Jakarta, CNBC Indonesia - Pemerintah memutar otak untuk menyelesaikan proyek 'Too Big To Fail' infrastruktur kereta tanah air. Adalah LRT Jabodebek dan Kereta Cepat Jakarta-Bandung yang sudah kepalang tanggung untuk diselesaikan namun anggarannya cekak.
Diperlukan dana tambahan yang dikeluarkan negara Rp 6,9 triliun untuk kedua proyek tersebut. LRT Jabodebek kebutuhan cost overrun sebesar Rp 2,6 triliun.
Sementara untuk Kereta Cepat Jakarta-Bandung perlu pemenuhan Base Equity senilai Rp 4,3 triliun.
Keduanya disuntik negara via PT Kereta Api Indonesia.
Menteri Keuangan Sri Mulyani Indrawati menjelaskan, total penambahan PMN ini dilakukan di 2021 di mana diberikan untuk tiga BUMN yakni PT Hutama Karya, PT Waskita Karya, dan PT Kereta Api (KAI) yang anggarannya mencapai Rp 33 triliun.
Sri Mulyani menjelaskan, alokasi PMN kepada tiga BUMN tersebut berasal dari cadangan dana penanganan Covid-19 dan pemulihan ekonomi nasional (PC PEN) dan juga sisa anggaran lebih (SAL).
"Penggunaan cadangan PEN dan SAL Tahun 2021 dalam untuk PMN sebesar Rp 53 triliun," ujarnya dalam rapat kerja dengan Komisi XI DPR, Senin (8/11/2021).
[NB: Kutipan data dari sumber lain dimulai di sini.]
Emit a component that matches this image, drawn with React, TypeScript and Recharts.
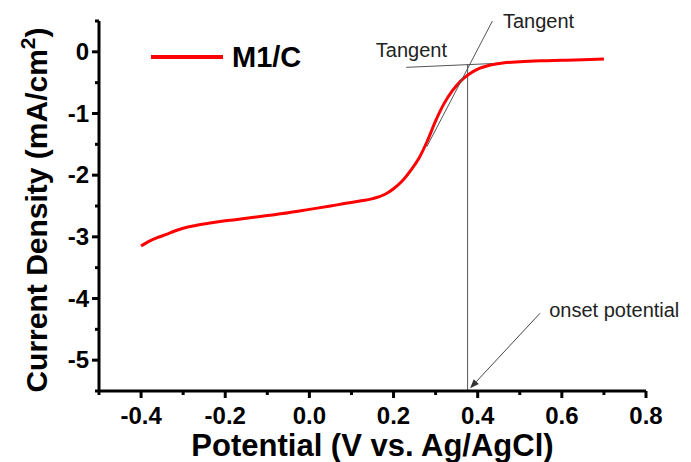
import React from "react";
import { LineChart, Line, XAxis, YAxis, ReferenceLine, ReferenceDot, Legend } from "recharts";

// LSV curve
const potential = [
  -0.4, -0.38, -0.36, -0.34, -0.32, -0.3, -0.27, -0.24, -0.2, -0.15, -0.1, -0.05, 0.0, 0.05, 0.08, 0.12,
  0.15, 0.18, 0.2, 0.22, 0.24, 0.26, 0.28, 0.3, 0.32, 0.34, 0.36, 0.38, 0.4, 0.43, 0.46, 0.5, 0.55, 0.6,
  0.65, 0.7,
];
const currentDensity = [
  -3.15, -3.07, -3.01, -2.96, -2.905, -2.86, -2.815, -2.78, -2.74, -2.7, -2.655, -2.61, -2.555, -2.5, -2.465,
  -2.42, -2.38, -2.31, -2.22, -2.1, -1.93, -1.73, -1.45, -1.12, -0.84, -0.63, -0.47, -0.36, -0.28, -0.215,
  -0.18, -0.16, -0.145, -0.137, -0.128, -0.115,
];

const xTicks = [-0.5, -0.4, -0.3, -0.2, -0.1, 0, 0.1, 0.2, 0.3, 0.4, 0.5, 0.6, 0.7, 0.8];
const xTickLabels = ["", "-0.4", "", "-0.2", "", "0.0", "", "0.2", "", "0.4", "", "0.6", "", "0.8"];
const yTicks = [0.5, 0, -0.5, -1, -1.5, -2, -2.5, -3, -3.5, -4, -4.5, -5, -5.5];
const yTickLabels = ["", "0", "", "-1", "", "-2", "", "-3", "", "-4", "", "-5", ""];

// annotation anchors, in data units
const horizTangent = [
  { x: 0.23, y: -0.252 },
  { x: 0.5, y: -0.17 },
];
const steepTangent = [
  { x: 0.279, y: -1.54 },
  { x: 0.435, y: 0.5 },
];
const onsetX = 0.376;
const onsetTop = -0.197;
const arrow = [
  { x: 0.548, y: -4.24 },
  { x: 0.382, y: -5.456 },
];
const notes = [
  { text: "Tangent", x: 0.46, y: 0.386 },
  { text: "Tangent", x: 0.158, y: -0.079 },
  { text: "onset potential", x: 0.57, y: -4.3 },
];

const data = potential.map((x, i) => ({ x, j: currentDensity[i] }));

const FONT = "Arial, 'Liberation Sans', sans-serif";

const XTick = (props: any) => {
  const { x, y, index } = props;
  const label = xTickLabels[index] ?? "";
  const major = label !== "";
  return (
    <g>
      <line x1={x} y1={y} x2={x} y2={y + (major ? 7 : 4)} stroke="#000" strokeWidth={3} />
      {major && (
        <text x={x} y={y + 33} textAnchor="middle" fontFamily={FONT} fontWeight="bold" fontSize={24} fill="#000">
          {label}
        </text>
      )}
    </g>
  );
};

const YTick = (props: any) => {
  const { x, y, index } = props;
  const label = yTickLabels[index] ?? "";
  const major = label !== "";
  return (
    <g>
      <line x1={x - (major ? 7 : 4)} y1={y} x2={x} y2={y} stroke="#000" strokeWidth={3} />
      {major && (
        <text x={x - 10} y={y + 8} textAnchor="end" fontFamily={FONT} fontWeight="bold" fontSize={24} fill="#000">
          {label}
        </text>
      )}
    </g>
  );
};

const ArrowShape = (props: any) => {
  const { x1, y1, x2, y2 } = props;
  const a = Math.atan2(y2 - y1, x2 - x1);
  const len = 9;
  const w = 3.5;
  const bx = x2 - len * Math.cos(a);
  const by = y2 - len * Math.sin(a);
  const px = -Math.sin(a) * w;
  const py = Math.cos(a) * w;
  return (
    <g>
      <line x1={x1} y1={y1} x2={bx} y2={by} stroke="#444" strokeWidth={1} />
      <polygon points={`${x2},${y2} ${bx + px},${by + py} ${bx - px},${by - py}`} fill="#333" />
    </g>
  );
};

const LegendBox = () => (
  <div style={{ position: "relative", width: 200, height: 0 }}>
    <div style={{ position: "absolute", left: 0, top: 15, width: 72, height: 4, background: "#ff0000" }} />
    <div
      style={{
        position: "absolute",
        left: 81,
        top: 0,
        fontFamily: FONT,
        fontWeight: "bold",
        fontSize: 29,
        lineHeight: "34px",
        color: "#000",
      }}
    >
      M1/C
    </div>
  </div>
);

export default function App() {
  return (
    <div style={{ position: "absolute", left: 0, top: 0, background: "#fff" }}>
      <LineChart width={691} height={462} data={data} margin={{ top: 21, right: 45, bottom: 41, left: 39 }}>
        <XAxis
          dataKey="x"
          type="number"
          domain={[-0.5, 0.8]}
          ticks={xTicks}
          interval={0}
          height={30}
          tickSize={0}
          tickMargin={0}
          tickLine={false}
          axisLine={{ stroke: "#000", strokeWidth: 3 }}
          tick={<XTick />}
          allowDataOverflow
          label={{
            content: (p: any) => {
              const vb = p.viewBox;
              return (
                <text
                  x={vb.x + vb.width / 2}
                  y={vb.y + 65}
                  textAnchor="middle"
                  fontFamily={FONT}
                  fontWeight="bold"
                  fontSize={31}
                  fill="#000"
                >
                  Potential (V vs. Ag/AgCl)
                </text>
              );
            },
          }}
        />
        <YAxis
          type="number"
          domain={[-5.5, 0.5]}
          ticks={yTicks}
          interval={0}
          width={60}
          tickSize={0}
          tickMargin={0}
          tickLine={false}
          axisLine={{ stroke: "#000", strokeWidth: 3 }}
          tick={<YTick />}
          allowDataOverflow
          label={{
            content: (p: any) => {
              const vb = p.viewBox;
              const cx = vb.x + 8;
              const cy = vb.y + 189;
              return (
                <text
                  transform={`translate(${cx},${cy}) rotate(-90)`}
                  textAnchor="middle"
                  fontFamily={FONT}
                  fontWeight="bold"
                  fontSize={30}
                  fill="#000"
                >
                  Current Density (mA/cm
                  <tspan fontSize={21} dy={-12}>
                    2
                  </tspan>
                  <tspan dy={12}>)</tspan>
                </text>
              );
            },
          }}
        />
        <Legend
          verticalAlign="middle"
          align="center"
          layout="horizontal"
          wrapperStyle={{ left: 151, top: 40, width: 200, height: 0 }}
          content={() => <LegendBox />}
        />
        <ReferenceLine
          segment={horizTangent}
          stroke="#555"
          strokeWidth={1}
          ifOverflow="visible"
        />
        <ReferenceLine
          segment={[
            { x: onsetX, y: onsetTop },
            { x: onsetX, y: -5.5 },
          ]}
          stroke="#555"
          strokeWidth={1}
          ifOverflow="visible"
        />
        <Line
          type="monotone"
          dataKey="j"
          name="M1/C"
          stroke="#ff0000"
          strokeWidth={3}
          dot={false}
          isAnimationActive={false}
        />
        <ReferenceLine segment={steepTangent} stroke="#555" strokeWidth={1} ifOverflow="visible" />
        <ReferenceLine segment={arrow} ifOverflow="visible" shape={(p: any) => <ArrowShape {...p} />} />
        {notes.map((n, i) => (
          <ReferenceDot
            key={i}
            x={n.x}
            y={n.y}
            r={0}
            ifOverflow="visible"
            shape={(p: any) => (
              <text x={p.cx} y={p.cy} fontFamily={FONT} fontSize={20} fill="#222">
                {n.text}
              </text>
            )}
          />
        ))}
      </LineChart>
    </div>
  );
}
"Untuk kereta api yang mendapatkan suntikan yang ditujukan untuk LRT Jabodebek yang mengalami cost overrun sebesar Rp 2,6 triliun dan untuk kereta cepat Jakarta-Bandung kebutuhan untuk memenuhi base equity sebesar Rp 4,3 triliun," katanya.
Dua Proyek Too Big To Fail >> Halaman Selanjutnya
LRT Jabodebek
LRT Jabodebek ini memiliki nilai kontrak hingga Rp 23,3 triliun. LRT Jabodebek ditargetkan beroperasi pada pertengahan tahun 2022. Padahal pada 2017 lalu PT Adhi Karya (Persero) selaku kontraktor menargetkan bisa beroperasi pada 2021.
Nantinya terdapat 18 stasiun LRT Jabodebek yang akan melayani masyarakat yaitu Stasiun Dukuh Atas, Setiabudi, Rasuna Said, Kuningan, Pancoran, Cikoko, Ciliwung, Cawang, TMII, Kampung Rambutan, Ciracas, Harjamukti, Halim, Jatibening Baru, Cikunir I, Cikunir II, Bekasi Barat, dan Jatimulya.
Baru-baru saja saat uji coba LRT dengan nomor trainset 29 dan 20 mengalami kecelakaan di antara Stasiun Cibubur Harjamukti dan Ciracas pada, 25 Oktober 2021.
Kereta Cepat Jakarta Bandung (KCJB/KCIC)
Proyek kereta cepat Jakarta-Bandung saat ini menuai kontroversi di tengah berbagai persoalan. Mulai dari soal pembengkakan biaya hingga berbagai persoalan yang menghadang.
Pembengkakan biaya yang terjadi diprediksi dalam rentang US$ 1,3 - US$ 1,6 miliar atau setara Rp 18,3 triliun - Rp 22,5 triliun dengan kurs (Rp 14.100/US$). Awalnya proyek ini dipatok senilai US$ 6,07 miliar, namun karena keterlambatan penyelesaian diperkirakan biaya proyek bengkak mencapai US$ 7,9 miliar atau Rp 113,1 triliun.
Presiden Joko Widodo lantas membentuk Komite Kereta Cepat Jakarta - Bandung (KCJB) untuk menyelesaikan proyek ini. Bahkan menunjuk Menteri Koordinator Bidang Kemaritiman dan Investasi Jenderal (Purn.) Luhut Binsar Pandjaitan sebagai ketua.
Melalui Peraturan Presiden (Perpres) 93/2021, pemerintah pun turun tangan untuk membantu pembiayaan proyek. Dana yang saat ini sudah dikantongi KCIC sebesar Rp 4,3 triliun, yang akan digunakan untuk menyetor modal awal proyek tersebut.
Proyek ini sendiri ditargetkan beroperasi komersial pada akhir 2022. Namun, proyek ini harus sudah bisa melakukan uji coba pada November tahun depan.
Progres pembangunan KCJB saat ini akan mulai memasuki tahapan persiapan operasi.
Progress kontruksi terus dipercepat, termasuk di dalamnya konstruksi 13 tunnel pada trase KCJB yang sudah tembus hingga 10 terowongan, percepatan progress subgrade dan bridge.